Cuando me encontraba en la cama del hospital, a la espera de
la decisión de si me intervenían quirúrgicamente,
pensé –con tristeza- que parecía que mi
ángel de la guarda, había estado distraído, dando una vuelta, o jugando al mus.
Pero al instante comprendí, por la gracia del Espíritu, que la decisión de
subirse a una silla, alta e inestable, había sido sólo mía. Y que Dios, como
siempre, no iba a interferir en mi libertad; en esa estúpida “audacia”, que me
lleva a pensar que sigo teniendo veinte años, cuando estoy a punto de
triplicarlos. El Señor, simplemente y como siempre, me evitó males mayores y su
Enviado cuidó de que no perdiera la vida, en un accidente torpe e irracional.
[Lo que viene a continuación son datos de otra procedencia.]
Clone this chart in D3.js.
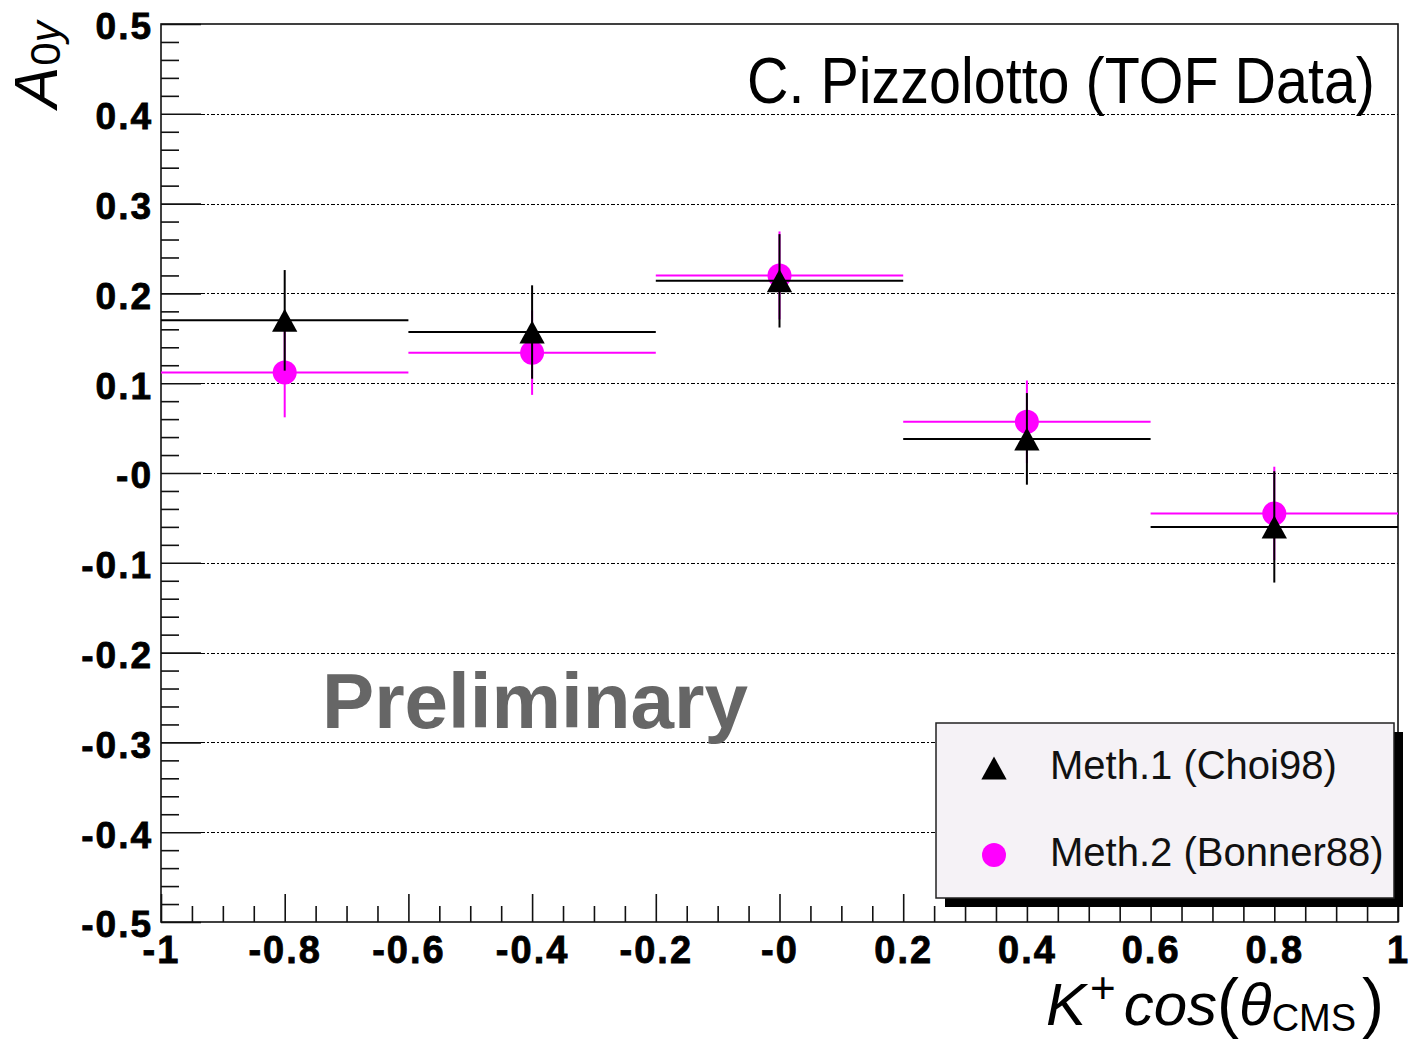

Queda el dolor intenso, que es el rédito de mi atrevimiento; y que, si lo consigo
con la ayuda divina, será camino de salvación, al unirlo al sufrimiento de
Jesucristo en la cruz.
Por eso, viendo todo
lo que ha sucedido, pienso que Dios sabe más, mucho más, y que permite mis
errores para hacerme crecer en humildad, en disponibilidad a los planes divinos
y, sobre todo, para que intensifique mi oración. Otras veces, como les ha
ocurrido a muchas de mis amigas, son otros los que les producen los
padecimientos que, si no recurrimos al Señor, terminan por quitarnos la paz y
la alegría. Cada coyuntura de nuestra
vida, nos enfrenta a la realidad de suponer que estamos solos ante la
dificultad y las circunstancias adversas. Pero un cristiano, recordad, nunca
está solo; porque siempre tiene –si está en Gracia- la presencia de Dios en su
interior. Eso es lo que nos diferencia de los demás: no la riqueza, ni el
saber, ni el poder, sino el convencimiento de que nuestra vida tiene una
finalidad y esa finalidad comienza y termina en el Señor. Nada es gratuito,
nada sucede porque sí; solamente hemos de confiar en el Padre y recordar que,
cuando parece que no podemos más, Él nos carga a sus espaldas –como la oveja perdida- para devolvernos al redil de
su inmenso amor.
Y esas situaciones,
en las que somos conscientes de nuestra debilidad, nos sirven, no lo olvidéis,
para requerir también la ayuda de nuestros hermanos, en la comunión de los
santos. Esa riqueza inconmensurable donde demandamos sus rezos para que sean,
unidos a los nuestros, una súplica que
Nuestro Dios no pueda rechazar. ¡Es tan grande ser Iglesia de Cristo y
pertenecer a la familia cristiana! Nunca nos sentimos desamparados, porque en
alguna parte del mundo y en muchos lugares a la vez, asciende una plegaria por
todos nosotros, en el sublime ofertorio del sacrificio del Altar. Por eso os
animo, a utilizar este medio como camino para unirnos todos en las peticiones
que preciséis. Os aseguro que no hay nada tan infalible como una cadena de oración.
No os prometo, porque eso es imposible, ya que nos hemos comprometido en las
aguas bautismales a cargar con amor la cruz de cada día, libraros del dolor, la
soledad o las injusticias; pero sí que me comprometo a compartirlas con
vosotros en mi oración y aseguraros que, como dijo el Señor, recibiremos el
bálsamo de ternura que es la luz que ilumina y nos deja ver la trascendencia
del sufrimiento, en el camino de nuestra redención.